Source data:
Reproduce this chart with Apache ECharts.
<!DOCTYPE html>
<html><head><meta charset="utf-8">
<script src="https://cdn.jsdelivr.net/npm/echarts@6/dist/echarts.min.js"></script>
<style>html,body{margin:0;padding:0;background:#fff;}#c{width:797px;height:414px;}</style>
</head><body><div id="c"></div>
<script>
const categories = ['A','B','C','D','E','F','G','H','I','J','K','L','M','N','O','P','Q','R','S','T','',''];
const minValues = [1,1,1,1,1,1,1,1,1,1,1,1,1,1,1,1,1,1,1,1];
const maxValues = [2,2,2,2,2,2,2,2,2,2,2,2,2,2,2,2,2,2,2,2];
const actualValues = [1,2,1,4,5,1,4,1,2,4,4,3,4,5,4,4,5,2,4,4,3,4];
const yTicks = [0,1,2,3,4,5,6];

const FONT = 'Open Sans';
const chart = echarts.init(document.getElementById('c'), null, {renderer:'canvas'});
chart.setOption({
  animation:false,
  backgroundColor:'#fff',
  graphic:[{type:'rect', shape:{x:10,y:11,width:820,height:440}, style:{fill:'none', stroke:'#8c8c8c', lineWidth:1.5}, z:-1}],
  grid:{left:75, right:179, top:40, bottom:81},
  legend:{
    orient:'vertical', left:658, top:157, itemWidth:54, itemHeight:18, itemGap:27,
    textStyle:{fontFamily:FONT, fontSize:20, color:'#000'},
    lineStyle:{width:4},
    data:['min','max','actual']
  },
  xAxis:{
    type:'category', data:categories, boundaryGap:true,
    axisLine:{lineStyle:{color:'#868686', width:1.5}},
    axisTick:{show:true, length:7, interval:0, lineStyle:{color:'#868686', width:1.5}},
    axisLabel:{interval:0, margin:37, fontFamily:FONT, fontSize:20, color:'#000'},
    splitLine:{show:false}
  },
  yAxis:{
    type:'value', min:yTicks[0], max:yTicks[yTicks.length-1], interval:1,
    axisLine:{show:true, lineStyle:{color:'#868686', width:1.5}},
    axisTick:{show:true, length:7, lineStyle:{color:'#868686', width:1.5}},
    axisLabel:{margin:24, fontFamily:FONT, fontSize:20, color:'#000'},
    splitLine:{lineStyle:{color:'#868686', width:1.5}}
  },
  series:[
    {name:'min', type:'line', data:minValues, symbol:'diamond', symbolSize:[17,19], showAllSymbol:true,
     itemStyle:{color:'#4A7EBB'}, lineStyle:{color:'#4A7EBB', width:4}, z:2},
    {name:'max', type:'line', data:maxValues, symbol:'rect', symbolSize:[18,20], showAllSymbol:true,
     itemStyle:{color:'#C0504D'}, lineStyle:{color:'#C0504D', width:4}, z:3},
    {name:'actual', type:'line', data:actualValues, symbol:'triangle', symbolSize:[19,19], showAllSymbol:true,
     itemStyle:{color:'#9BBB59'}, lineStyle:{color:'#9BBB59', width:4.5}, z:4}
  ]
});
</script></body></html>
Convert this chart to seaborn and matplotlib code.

### What is needed
Everything from the first line through the line containing "const yTicks = [0,1,2,3,4,5,6];" should be quoted exactly, and nothing beyond it.

### Solution to this exercise
Reproduce this chart with Apache ECharts.
<!DOCTYPE html>
<html><head><meta charset="utf-8">
<script src="https://cdn.jsdelivr.net/npm/echarts@6/dist/echarts.min.js"></script>
<style>html,body{margin:0;padding:0;background:#fff;}#c{width:797px;height:414px;}</style>
</head><body><div id="c"></div>
<script>
const categories = ['A','B','C','D','E','F','G','H','I','J','K','L','M','N','O','P','Q','R','S','T','',''];
const minValues = [1,1,1,1,1,1,1,1,1,1,1,1,1,1,1,1,1,1,1,1];
const maxValues = [2,2,2,2,2,2,2,2,2,2,2,2,2,2,2,2,2,2,2,2];
const actualValues = [1,2,1,4,5,1,4,1,2,4,4,3,4,5,4,4,5,2,4,4,3,4];
const yTicks = [0,1,2,3,4,5,6];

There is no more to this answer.